Ama daha sonra bu konu yeniden gündeme geldi. Bakın o zaman ne yazmıştım:
Ülkeler arası sorunların yargılandığı Yüksek Adalet Divanı ile tüm dünyada ün yapan LAHEY, son yıllarda kurulan Savaş Suçluları Mahkemesi ile ününe ün katıp, insan hakları konusunda hayranlık kazanırken, Lahey Parlamentosu’nda alınan iğrenç bir karar, hem şaşırttı ve hem de nefret uyandırdı.
Türkiye’yi, ‘Ermenilere soykırım yaptı’ suçlaması ile oylayan Hollanda parlamentosundaki oturuma katılan 145 üyeden 142’sinin tamamı ‘kabul’ oyu verirken, Türkler’in kurduğu DENK partili 3 milletvekili ‘ret’ oyu verdi.
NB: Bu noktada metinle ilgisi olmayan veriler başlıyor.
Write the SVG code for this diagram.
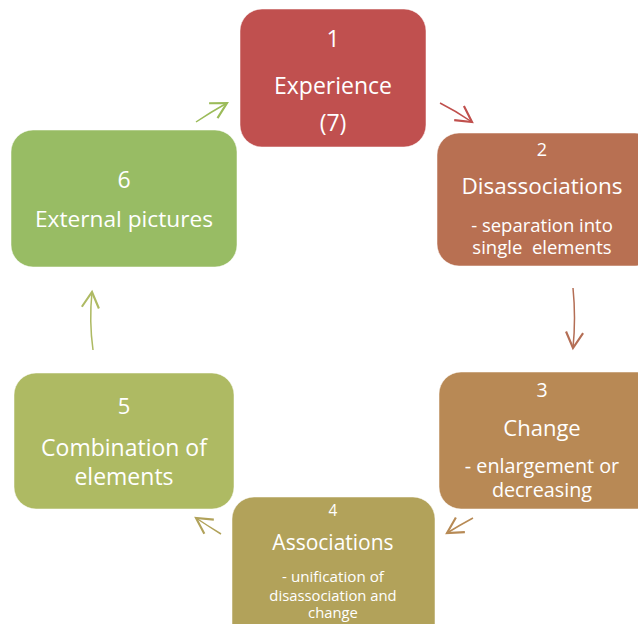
<svg xmlns="http://www.w3.org/2000/svg" width="638" height="624" viewBox="0 0 638 624">
  <style>
    .box { stroke: #ffffff; stroke-opacity: 0.5; stroke-width: 1; }
    .t { font-family: "Open Sans", "Noto Sans", "Liberation Sans", sans-serif; fill: #ffffff; text-anchor: middle; }
    .link { fill: none; stroke-width: 1.5; }
  </style>
  <defs>
    <marker id="head-red" markerUnits="userSpaceOnUse" markerWidth="20" markerHeight="20" refX="12" refY="7" orient="auto" viewBox="0 0 14 14">
      <path d="M1,1 L12,7 L1,13" fill="none" stroke="#C0504D" stroke-width="1.5"/>
    </marker>
    <marker id="head-rust" markerUnits="userSpaceOnUse" markerWidth="20" markerHeight="20" refX="12" refY="7" orient="auto" viewBox="0 0 14 14">
      <path d="M1,1 L12,7 L1,13" fill="none" stroke="#B46E55" stroke-width="1.5"/>
    </marker>
    <marker id="head-tan" markerUnits="userSpaceOnUse" markerWidth="20" markerHeight="20" refX="12" refY="7" orient="auto" viewBox="0 0 14 14">
      <path d="M1,1 L12,7 L1,13" fill="none" stroke="#B78A55" stroke-width="1.5"/>
    </marker>
    <marker id="head-olive" markerUnits="userSpaceOnUse" markerWidth="20" markerHeight="20" refX="12" refY="7" orient="auto" viewBox="0 0 14 14">
      <path d="M1,1 L12,7 L1,13" fill="none" stroke="#B1A25A" stroke-width="1.5"/>
    </marker>
    <marker id="head-lime" markerUnits="userSpaceOnUse" markerWidth="20" markerHeight="20" refX="12" refY="7" orient="auto" viewBox="0 0 14 14">
      <path d="M1,1 L12,7 L1,13" fill="none" stroke="#AEBA63" stroke-width="1.5"/>
    </marker>
    <marker id="head-green" markerUnits="userSpaceOnUse" markerWidth="20" markerHeight="20" refX="12" refY="7" orient="auto" viewBox="0 0 14 14">
      <path d="M1,1 L12,7 L1,13" fill="none" stroke="#9BBB59" stroke-width="1.5"/>
    </marker>
  </defs>

  <rect width="638" height="624" fill="#ffffff"/>

  <!-- cycle connectors -->
  <g id="connectors">
    <path class="link" stroke="#C0504D" marker-end="url(#head-red)" d="M440,103 Q456,111 472,122"/>
    <path class="link" stroke="#B46E55" marker-end="url(#head-rust)" d="M573,288 Q576,318 573,348"/>
    <path class="link" stroke="#B78A55" marker-end="url(#head-tan)" d="M473,518 Q460,525 447,533"/>
    <path class="link" stroke="#B1A25A" marker-end="url(#head-olive)" d="M221,534 Q208,526 196,518"/>
    <path class="link" stroke="#AEBA63" marker-end="url(#head-lime)" d="M93,350 Q89,321 92,292"/>
    <path class="link" stroke="#9BBB59" marker-end="url(#head-green)" d="M196,122 Q211,112 227,103"/>
  </g>

  <g id="node1">
    <rect class="box" x="240" y="9" width="186" height="138" rx="22" fill="#C0504F"/>
    <text class="t" x="333" y="47" font-size="23">1</text>
    <text class="t" x="333" y="94" font-size="23">Experience</text>
    <text class="t" x="333" y="131" font-size="23">(7)</text>
  </g>

  <g id="node2">
    <rect class="box" x="437" y="133" width="220" height="133" rx="22" fill="#B87052"/>
    <text class="t" x="542" y="156" font-size="18">2</text>
    <text class="t" x="542" y="194" font-size="22.5">Disassociations</text>
    <text class="t" x="542" y="232" font-size="18.5">- separation into</text>
    <text class="t" x="542" y="254" font-size="18.5" xml:space="preserve">single  elements</text>
  </g>

  <g id="node3">
    <rect class="box" x="439" y="372" width="220" height="137" rx="22" fill="#B88955"/>
    <text class="t" x="542" y="397" font-size="19.5">3</text>
    <text class="t" x="542" y="436" font-size="22">Change</text>
    <text class="t" x="542" y="473" font-size="19.8">- enlargement or</text>
    <text class="t" x="542" y="497" font-size="19.8">decreasing</text>
  </g>

  <g id="node4">
    <rect class="box" x="232" y="497" width="203" height="150" rx="22" fill="#B2A25A"/>
    <text class="t" x="333" y="516" font-size="15.4">4</text>
    <text class="t" x="333" y="550" font-size="21">Associations</text>
    <text class="t" x="333" y="582" font-size="15.2">- unification of</text>
    <text class="t" x="333" y="601" font-size="14.8">disassociation and</text>
    <text class="t" x="333" y="618" font-size="14.8">change</text>
  </g>

  <g id="node5">
    <rect class="box" x="14" y="373" width="220" height="136" rx="22" fill="#AEBA63"/>
    <text class="t" x="124" y="414" font-size="22">5</text>
    <text class="t" x="124" y="456" font-size="23">Combination of</text>
    <text class="t" x="124" y="485" font-size="23">elements</text>
  </g>

  <g id="node6">
    <rect class="box" x="11" y="130" width="226" height="137" rx="22" fill="#98BC64"/>
    <text class="t" x="124" y="188" font-size="23">6</text>
    <text class="t" x="124" y="227" font-size="22.7">External pictures</text>
  </g>
</svg>
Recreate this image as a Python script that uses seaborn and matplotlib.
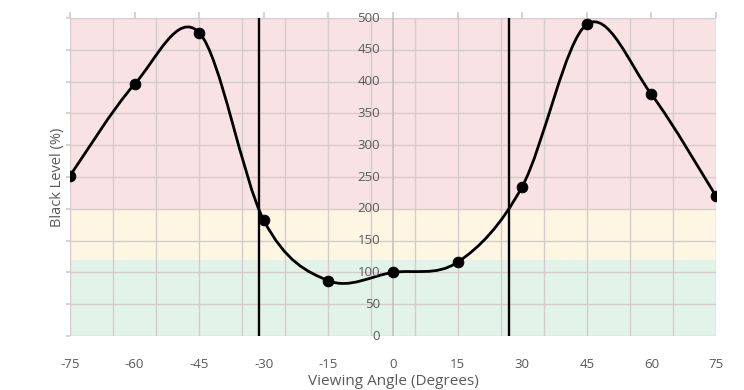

Kendi geçmişlerini görmezden gelen Hollandalılar, sözde Ermeni Soykırımı’nı ikinci ve hatta üçüncü kez mecliste tartıştılar ve kabul ettiler.
Hollandalılar daha önce, siyasi partilerin seçim aday listelerinde yer alan Erdinç Saçan, Ayhan Tonca ve Osman Elmacı adlı 3 Türk’ü, sözde soykırımı tanımadıkları için adaylık listelerinden çıkarmışlardı.
Şimdi de Hollanda parlamentosunda yeni bir komedi sergilendi.
Hollanda’da koalisyon ortağı Hıristiyan Birliği (CU) milletvekili Joel Voordewind tarafından hazırlanan ‘Ermeni Soykırımı’nın tanınması’ önerisine
Türkiye kökenli milletvekilleri tarafından kurulan DENK partisi dışındaki tüm partiler destek verdi. Öneri, 3’e karşı 142 oyla kabul edildi.
Meclis, hükümetten ‘Nitelikli soykırımı kabul etmesi’ talebinde bulunmadı. Hollanda hükümeti, soykırım yerine, ‘Soykırım Meselesi’ demeye devam edecek.
Hollanda geçici Dışişleri Bakanı Sigrid Kaag, alınan bu kararın hükümetin tanıması anlamına gelmediğini, ama 24 Nisan’da Ermenistan’daki ‘soykırımı anma törenine’ hükümeti temsilen bir heyet göndereceklerini söyledi.
Sigrid Kaag, hükümetin, 1915 olaylarıyla ilgili ‘Ermeni Soykırımı’ iddiası konusunda itidallı davranılması gerektiği düşüncesinde olduğunu belirtti.